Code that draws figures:
** Begin **

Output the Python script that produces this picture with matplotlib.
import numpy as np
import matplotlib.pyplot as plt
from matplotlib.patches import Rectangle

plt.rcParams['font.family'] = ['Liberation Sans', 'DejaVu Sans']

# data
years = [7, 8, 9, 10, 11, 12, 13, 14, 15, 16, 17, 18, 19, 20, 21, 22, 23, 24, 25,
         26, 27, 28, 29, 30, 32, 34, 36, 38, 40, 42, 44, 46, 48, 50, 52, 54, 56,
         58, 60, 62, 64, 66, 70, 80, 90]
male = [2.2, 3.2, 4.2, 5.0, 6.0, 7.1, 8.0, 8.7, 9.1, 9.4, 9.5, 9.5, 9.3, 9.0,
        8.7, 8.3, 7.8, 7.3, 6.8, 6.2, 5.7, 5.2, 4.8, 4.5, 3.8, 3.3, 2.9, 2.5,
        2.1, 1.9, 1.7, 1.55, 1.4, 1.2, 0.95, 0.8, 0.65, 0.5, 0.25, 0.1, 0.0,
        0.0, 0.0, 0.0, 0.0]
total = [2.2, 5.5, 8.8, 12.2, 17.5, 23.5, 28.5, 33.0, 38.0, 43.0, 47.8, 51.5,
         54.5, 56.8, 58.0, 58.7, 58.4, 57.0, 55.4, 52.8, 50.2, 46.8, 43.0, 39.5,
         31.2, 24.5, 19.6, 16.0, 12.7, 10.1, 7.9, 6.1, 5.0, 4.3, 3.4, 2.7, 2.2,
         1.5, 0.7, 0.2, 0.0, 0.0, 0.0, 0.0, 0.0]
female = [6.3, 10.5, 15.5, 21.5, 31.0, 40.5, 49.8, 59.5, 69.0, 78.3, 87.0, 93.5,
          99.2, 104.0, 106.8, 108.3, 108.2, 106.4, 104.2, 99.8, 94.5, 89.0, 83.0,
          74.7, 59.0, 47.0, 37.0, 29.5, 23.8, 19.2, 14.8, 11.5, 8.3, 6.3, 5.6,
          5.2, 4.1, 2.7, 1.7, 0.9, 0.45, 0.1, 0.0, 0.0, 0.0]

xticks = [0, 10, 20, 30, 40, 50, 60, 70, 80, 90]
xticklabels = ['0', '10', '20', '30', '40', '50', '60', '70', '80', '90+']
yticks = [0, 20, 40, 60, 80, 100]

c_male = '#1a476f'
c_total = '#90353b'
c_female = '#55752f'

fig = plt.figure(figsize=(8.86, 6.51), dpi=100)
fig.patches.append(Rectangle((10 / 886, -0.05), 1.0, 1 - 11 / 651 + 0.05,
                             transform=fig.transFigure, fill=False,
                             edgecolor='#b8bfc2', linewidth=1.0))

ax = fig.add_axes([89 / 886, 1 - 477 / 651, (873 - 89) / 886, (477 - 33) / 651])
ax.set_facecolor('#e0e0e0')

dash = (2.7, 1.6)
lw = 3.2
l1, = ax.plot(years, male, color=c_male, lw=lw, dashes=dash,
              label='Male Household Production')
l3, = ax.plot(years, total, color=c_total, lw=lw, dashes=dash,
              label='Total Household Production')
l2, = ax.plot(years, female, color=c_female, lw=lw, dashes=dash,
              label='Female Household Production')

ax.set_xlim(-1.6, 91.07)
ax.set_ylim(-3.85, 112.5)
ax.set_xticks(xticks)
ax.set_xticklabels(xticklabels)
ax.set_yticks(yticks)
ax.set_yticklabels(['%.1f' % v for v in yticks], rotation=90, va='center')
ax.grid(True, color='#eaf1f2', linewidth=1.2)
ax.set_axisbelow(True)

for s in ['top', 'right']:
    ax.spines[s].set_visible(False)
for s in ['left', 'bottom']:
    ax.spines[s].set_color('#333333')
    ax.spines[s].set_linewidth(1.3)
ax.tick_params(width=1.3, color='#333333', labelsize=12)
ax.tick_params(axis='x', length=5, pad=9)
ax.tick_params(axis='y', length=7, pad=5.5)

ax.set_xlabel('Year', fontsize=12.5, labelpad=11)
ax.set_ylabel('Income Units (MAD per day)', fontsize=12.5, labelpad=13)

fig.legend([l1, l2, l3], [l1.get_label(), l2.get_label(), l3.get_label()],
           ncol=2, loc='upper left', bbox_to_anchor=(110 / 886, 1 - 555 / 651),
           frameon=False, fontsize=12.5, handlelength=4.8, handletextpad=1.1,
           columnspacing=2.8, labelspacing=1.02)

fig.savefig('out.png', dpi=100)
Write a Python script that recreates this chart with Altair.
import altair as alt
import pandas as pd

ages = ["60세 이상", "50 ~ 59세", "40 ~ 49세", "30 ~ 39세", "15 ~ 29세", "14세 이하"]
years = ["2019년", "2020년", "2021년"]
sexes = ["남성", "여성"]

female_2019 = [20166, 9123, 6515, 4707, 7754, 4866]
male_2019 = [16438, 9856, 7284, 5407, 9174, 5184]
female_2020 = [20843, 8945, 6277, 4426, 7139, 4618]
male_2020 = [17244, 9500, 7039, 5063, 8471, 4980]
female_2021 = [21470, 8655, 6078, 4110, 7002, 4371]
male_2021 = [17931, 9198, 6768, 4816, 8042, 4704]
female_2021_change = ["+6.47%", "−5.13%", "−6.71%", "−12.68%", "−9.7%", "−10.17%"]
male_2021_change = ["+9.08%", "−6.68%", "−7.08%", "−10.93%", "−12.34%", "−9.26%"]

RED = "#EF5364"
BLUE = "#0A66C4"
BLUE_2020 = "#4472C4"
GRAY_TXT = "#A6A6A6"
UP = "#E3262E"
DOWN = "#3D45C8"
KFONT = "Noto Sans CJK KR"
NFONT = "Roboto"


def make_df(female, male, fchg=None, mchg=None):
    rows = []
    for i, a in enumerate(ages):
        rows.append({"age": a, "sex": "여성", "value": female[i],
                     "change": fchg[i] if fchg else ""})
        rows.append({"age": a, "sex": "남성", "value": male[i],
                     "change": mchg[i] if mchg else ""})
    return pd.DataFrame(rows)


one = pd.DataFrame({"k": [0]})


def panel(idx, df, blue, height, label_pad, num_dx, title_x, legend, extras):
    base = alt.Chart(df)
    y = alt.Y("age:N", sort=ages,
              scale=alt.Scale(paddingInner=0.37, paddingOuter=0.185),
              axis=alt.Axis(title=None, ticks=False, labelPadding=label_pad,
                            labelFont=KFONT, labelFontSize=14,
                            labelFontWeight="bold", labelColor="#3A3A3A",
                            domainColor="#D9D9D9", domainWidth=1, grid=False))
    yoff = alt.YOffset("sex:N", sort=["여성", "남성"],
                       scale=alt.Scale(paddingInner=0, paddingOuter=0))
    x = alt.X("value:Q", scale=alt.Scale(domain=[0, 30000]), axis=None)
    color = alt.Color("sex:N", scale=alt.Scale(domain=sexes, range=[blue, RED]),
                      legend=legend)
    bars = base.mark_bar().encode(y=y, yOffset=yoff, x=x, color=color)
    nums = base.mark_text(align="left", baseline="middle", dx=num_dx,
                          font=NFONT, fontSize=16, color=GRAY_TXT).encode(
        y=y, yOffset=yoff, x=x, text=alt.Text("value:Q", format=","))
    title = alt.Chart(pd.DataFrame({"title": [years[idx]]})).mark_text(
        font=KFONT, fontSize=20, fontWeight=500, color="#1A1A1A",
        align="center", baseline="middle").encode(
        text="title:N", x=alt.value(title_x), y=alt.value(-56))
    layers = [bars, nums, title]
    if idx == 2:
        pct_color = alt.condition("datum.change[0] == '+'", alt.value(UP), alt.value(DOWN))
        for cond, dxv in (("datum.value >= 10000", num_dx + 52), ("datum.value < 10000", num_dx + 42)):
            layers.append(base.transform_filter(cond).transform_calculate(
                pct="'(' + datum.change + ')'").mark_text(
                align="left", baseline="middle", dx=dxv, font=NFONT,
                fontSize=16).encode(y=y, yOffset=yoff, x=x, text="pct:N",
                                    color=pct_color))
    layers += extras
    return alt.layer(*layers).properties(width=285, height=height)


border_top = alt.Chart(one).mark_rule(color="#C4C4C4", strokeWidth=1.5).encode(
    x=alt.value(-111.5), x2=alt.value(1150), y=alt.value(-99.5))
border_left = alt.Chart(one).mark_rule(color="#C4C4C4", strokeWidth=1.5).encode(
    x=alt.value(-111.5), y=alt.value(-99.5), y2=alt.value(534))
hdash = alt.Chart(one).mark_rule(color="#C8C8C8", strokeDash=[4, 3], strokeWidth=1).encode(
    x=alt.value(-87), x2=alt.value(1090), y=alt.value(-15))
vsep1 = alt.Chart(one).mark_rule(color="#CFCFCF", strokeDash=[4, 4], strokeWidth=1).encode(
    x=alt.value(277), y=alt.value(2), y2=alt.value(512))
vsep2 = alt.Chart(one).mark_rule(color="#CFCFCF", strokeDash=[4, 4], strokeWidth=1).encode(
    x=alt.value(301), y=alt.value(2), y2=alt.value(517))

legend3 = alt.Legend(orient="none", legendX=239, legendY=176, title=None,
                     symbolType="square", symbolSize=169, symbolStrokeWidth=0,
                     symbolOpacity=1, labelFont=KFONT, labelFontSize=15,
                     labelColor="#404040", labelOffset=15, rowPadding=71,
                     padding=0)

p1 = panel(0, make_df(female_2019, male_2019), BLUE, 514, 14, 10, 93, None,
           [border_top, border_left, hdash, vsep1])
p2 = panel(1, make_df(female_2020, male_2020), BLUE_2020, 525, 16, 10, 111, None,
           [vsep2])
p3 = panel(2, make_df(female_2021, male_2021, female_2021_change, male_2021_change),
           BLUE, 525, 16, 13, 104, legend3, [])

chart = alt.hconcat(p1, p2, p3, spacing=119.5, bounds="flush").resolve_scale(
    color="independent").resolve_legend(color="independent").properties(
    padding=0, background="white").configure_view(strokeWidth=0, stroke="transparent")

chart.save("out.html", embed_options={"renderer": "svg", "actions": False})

** End **

__Aim of the task__.
Write out the listing's lines exactly, from its first line through the line that contains "plt.rcParams['font.family'] = ['Liberation", and stop there.

__Right answer__.
Output the Python script that produces this picture with matplotlib.
import numpy as np
import matplotlib.pyplot as plt
from matplotlib.patches import Rectangle

plt.rcParams['font.family'] = ['Liberation Sans', 'DejaVu Sans']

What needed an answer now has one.